End of my tether!

Posted , 5 users are following.

Well I've been gradually goung down hill since September despite meds and starting CBT.

Trying best to keep busy but finding it increasingly more difficult, prospect of doing anything fills me with anxiety but I do push on.

Starting to feel at a complete loss and only look forward to the end of the day when I can go to bed, constantly anxious and scared now because I see no way out or anything to be optimistic about.

Breakdown and cry a lot during the day.

GP reluctant to change AD meds which I can appreciate due to difficulties with switching, buspirone im not sure is working and Dr did say it was hit and miss but also don't like taking the diazepam.

My daughter is going yo phone Dr tomorrow and tell him she is worried about me because I'm just to scared to ring and feel I'm being a nuisance.

Just don't feel I'm getting anywhere or any signs of a light after 12 weeks of hell! 

Want to curse up and go to sleep for a long time! 

0 likes, 8 replies

8 Replies

  • Posted

    I know how you feel! I started new meds in September and I went to day hospital but I've slowly been getting worse. It's hard being on meds and going to therapy and not seeing a difference.. I sometimes feel guilty that I'm not improving, that I'm wasting their time. I feel scared too. Getting thoughts that things might not get better.. but I don't think I can handle this forever. 

    Something/someone will help us, surely! 

    • Posted

      Dear Amy, bless you.  You should not feel guilty that you are not improving, it is just taking a bit longer than you hoped.  don't despair, you will feel better soon.  Have faith in ytourself.  You are not wasing anyone's time, that is what they are there for. 

      Battle on dear lady, and soon the sun will shine again.

  • Posted

    Hi Aspinan,I'm sorry to hear you are having such a hard time. Life can be very unfair sometimes. How long have you been on Buspirone? I wonder if maybe they could add something to it,rather than switch your meds. I feel your pain,I started this particular bout of anxiety in June,and am still really struggling and feeling very hopeless. I'm a single mum with a 13 year old daughter and desperately want to be well for her sake,but am dreading Christmas. I too only look forward to curling up in bed come evening. I really hope the go helps you and the cbt starts to help too. Lots of love and hope. There is light at the end of the tunnel....we will get there 
  • Posted

    Hello.  I have been following your posts for a few weeks, and know that you have been struggling.  I am so very sorry.

    I had great support from my daughter too.  She would come to the doctor with me and talk on my behalf, as I found it so difficult.  I could not phone doctor either.  Used to put the phone down each time.  Know how you feel about that. 

    I had depression for over 20 years, and oh such a long hard struggle.  I have been as low as low can be.  I don't know where I found the strength to battle on.  I am a pensioner now, and am surprised I am still here sometimes. 

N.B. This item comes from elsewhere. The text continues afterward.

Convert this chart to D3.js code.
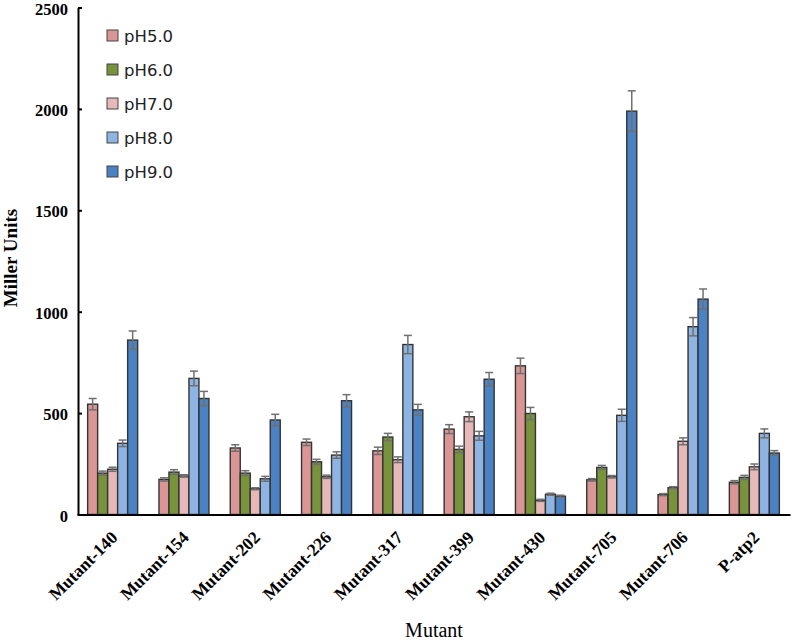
<!DOCTYPE html>
<html><head><meta charset="utf-8">
<script src="https://cdn.jsdelivr.net/npm/d3@7"></script>
<style>body{margin:0;background:#fff;}</style>
</head><body>
<svg id="chart" width="792" height="640"></svg>
<script>
const categories = ["Mutant-140","Mutant-154","Mutant-202","Mutant-226","Mutant-317","Mutant-399","Mutant-430","Mutant-705","Mutant-706","P-atp2"];
const seriesNames = ["pH5.0","pH6.0","pH7.0","pH8.0","pH9.0"];
const pH5 = [544, 173, 328, 356, 314, 421, 733, 171, 98, 159];
const pH6 = [204, 209, 204, 260, 382, 321, 498, 232, 132, 183];
const pH7 = [223, 190, 127, 186, 270, 482, 70, 186, 361, 235];
const pH8 = [351, 671, 176, 293, 838, 388, 100, 489, 926, 400];
const pH9 = [860, 572, 466, 561, 516, 667, 90, 1989, 1062, 303];
const err5 = [28, 8, 16, 16, 18, 22, 38, 6, 5, 8];
const err6 = [10, 12, 12, 12, 18, 16, 30, 10, 5, 10];
const err7 = [10, 6, 5, 8, 14, 24, 5, 6, 17, 14];
const err8 = [16, 36, 12, 16, 45, 22, 5, 30, 45, 22];
const err9 = [45, 35, 28, 30, 27, 33, 5, 100, 50, 12];
const yTicks = [0, 500, 1000, 1500, 2000, 2500];
const colors = ["#D99694","#77933C","#E6B9B8","#8EB4E3","#4A82C4"];

const values = [pH5, pH6, pH7, pH8, pH9];
const errs = [err5, err6, err7, err8, err9];

const svg = d3.select("#chart");
const x0 = d3.scaleBand().domain(categories).range([77, 790]).paddingInner(0).paddingOuter(0);
const x1 = d3.scaleBand().domain(seriesNames).range([0, 50]);
const groupOffset = (x0.bandwidth() - 50) / 2;
const y = d3.scaleLinear().domain([0, 2500]).range([514.5, 7.5]);

// bars
seriesNames.forEach((s, si) => {
  const g = svg.append("g");
  categories.forEach((c, ci) => {
    const v = values[si][ci];
    const bx = x0(c) + groupOffset + x1(s);
    g.append("rect")
      .attr("x", bx).attr("y", y(v))
      .attr("width", x1.bandwidth()).attr("height", y(0) - y(v))
      .attr("fill", colors[si]).attr("stroke", "#333").attr("stroke-width", 1.4);
  });
});
// error bars
seriesNames.forEach((s, si) => {
  categories.forEach((c, ci) => {
    const v = values[si][ci], e = errs[si][ci];
    const cx = x0(c) + groupOffset + x1(s) + x1.bandwidth() / 2;
    const g = svg.append("g").attr("stroke", "#707070").attr("stroke-width", 1.5);
    g.append("line").attr("x1", cx).attr("x2", cx).attr("y1", y(v - e)).attr("y2", y(v + e));
    g.append("line").attr("x1", cx - 4).attr("x2", cx + 4).attr("y1", y(v + e)).attr("y2", y(v + e));
    g.append("line").attr("x1", cx - 4).attr("x2", cx + 4).attr("y1", y(v - e)).attr("y2", y(v - e));
  });
});

// y axis
const yAxis = d3.axisLeft(y).tickValues(yTicks).tickFormat(d3.format("d"))
  .tickSize(-4).tickPadding(10).tickSizeOuter(0);
const ya = svg.append("g").attr("transform", "translate(78,0)").call(yAxis);
ya.select(".domain").attr("stroke", "#000").attr("stroke-width", 2);
ya.selectAll(".tick line").attr("stroke", "#000").attr("stroke-width", 2);
ya.selectAll("text").attr("font-family", "Liberation Serif, Times New Roman, serif")
  .attr("font-weight", "bold").attr("font-size", "16.5px").attr("fill", "#000")
  .attr("dy", "0.4em");

// x axis
const xAxis = d3.axisBottom(x0).tickSize(0).tickSizeOuter(0).tickPadding(0);
const xa = svg.append("g").attr("transform", "translate(0,514.5)").call(xAxis);
xa.select(".domain").attr("stroke", "#000").attr("stroke-width", 2);
xa.selectAll("text")
  .attr("font-family", "Liberation Serif, Times New Roman, serif")
  .attr("font-weight", "bold").attr("font-size", "17.5px").attr("fill", "#000")
  .attr("text-anchor", "end").attr("dy", null).attr("y", 0)
  .attr("transform", "translate(6,24) rotate(-45)");

// axis titles
svg.append("text").attr("transform", "translate(17,258) rotate(-90)")
  .attr("text-anchor", "middle").attr("font-family", "Liberation Serif, Times New Roman, serif")
  .attr("font-weight", "bold").attr("font-size", "19px").text("Miller Units");
svg.append("text").attr("x", 434).attr("y", 637).attr("text-anchor", "middle")
  .attr("font-family", "Liberation Serif, Times New Roman, serif")
  .attr("font-size", "20px").text("Mutant");

// legend
const leg = svg.append("g");
seriesNames.forEach((s, i) => {
  const ly = 35.5 + i * 34;
  leg.append("rect").attr("x", 107).attr("y", ly - 5.5).attr("width", 11).attr("height", 11)
    .attr("fill", colors[i]).attr("stroke", "#444").attr("stroke-width", 1);
  leg.append("text").attr("x", 124).attr("y", ly + 6.5)
    .attr("font-family", "DejaVu Sans, Verdana, sans-serif").attr("font-size", "16.5px")
    .attr("fill", "#222").text(s);
});
</script>
</body></html>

    Do you know what though, last year I stopped taking anti depressants.  Yes, I did.  Now for the first time in ages I am not on any medication.  Hurrah.  Long, long battle over so many years.  Overdose,psychiatric hospital, lost home, job, relationships.  I am still here and for the first time in ages feel things are getting better.

    I am just saying if an old dear like me can beat this awful illness called depression, it can be done.  Have faith in yourself.  You have the love of your family, and support, asnd that helps a great deal.

    I have been where you are many, many times.  You will find the strength, I know, because I did.

    God bless you, and care for you.  I am thinking of you.

    • Posted

      Thank you Anne (and everyone), I know I will eventually get there.

      As you probably know I've been here before and recovered but this episode is by far the hardest I've had to deal with.

      When I'm in a bad way especially mornings and mid afternoon I do think about what I can do to self harm or do something as a cry for help but I've promised my wife and kids I won't.

      i do get little glimpses of hope with a little relief from the anxiety and that nice feeling in the stomach which is lovely when it hapoens but is fleeting but I do hang on to it for as long as possible. 

      Was the psychiatric hospital any help for you or was it because of the overdose? It's shame so many of us have to suffer at home when many of us could do with a spell in a ward but not necessarily one which is for those with bi polar, schizophrenia etc as I'm told they are not nice places to be in.

       

    • Posted

      Every crisis is the worst one in our heads and yes I have thought that being in a ward is better than home but I was hospitalized three and a half years ago after having my daughter and they aren't a picnic but they do seem like a spa resort when going thru this 
    • Posted

      No overdose came after hospital.  When I was discharged from the hospital there was no follow up plan, and I felt bereft.  I asked to go back on a daily basis to attend group therapy.  I suppose I felt safe in the hospital, and the outside world scarier at first. That was a long time ago now.  Actually hospital can be difficult to deal with, like you say.

      Like you, had bad patches and surprised I am still here.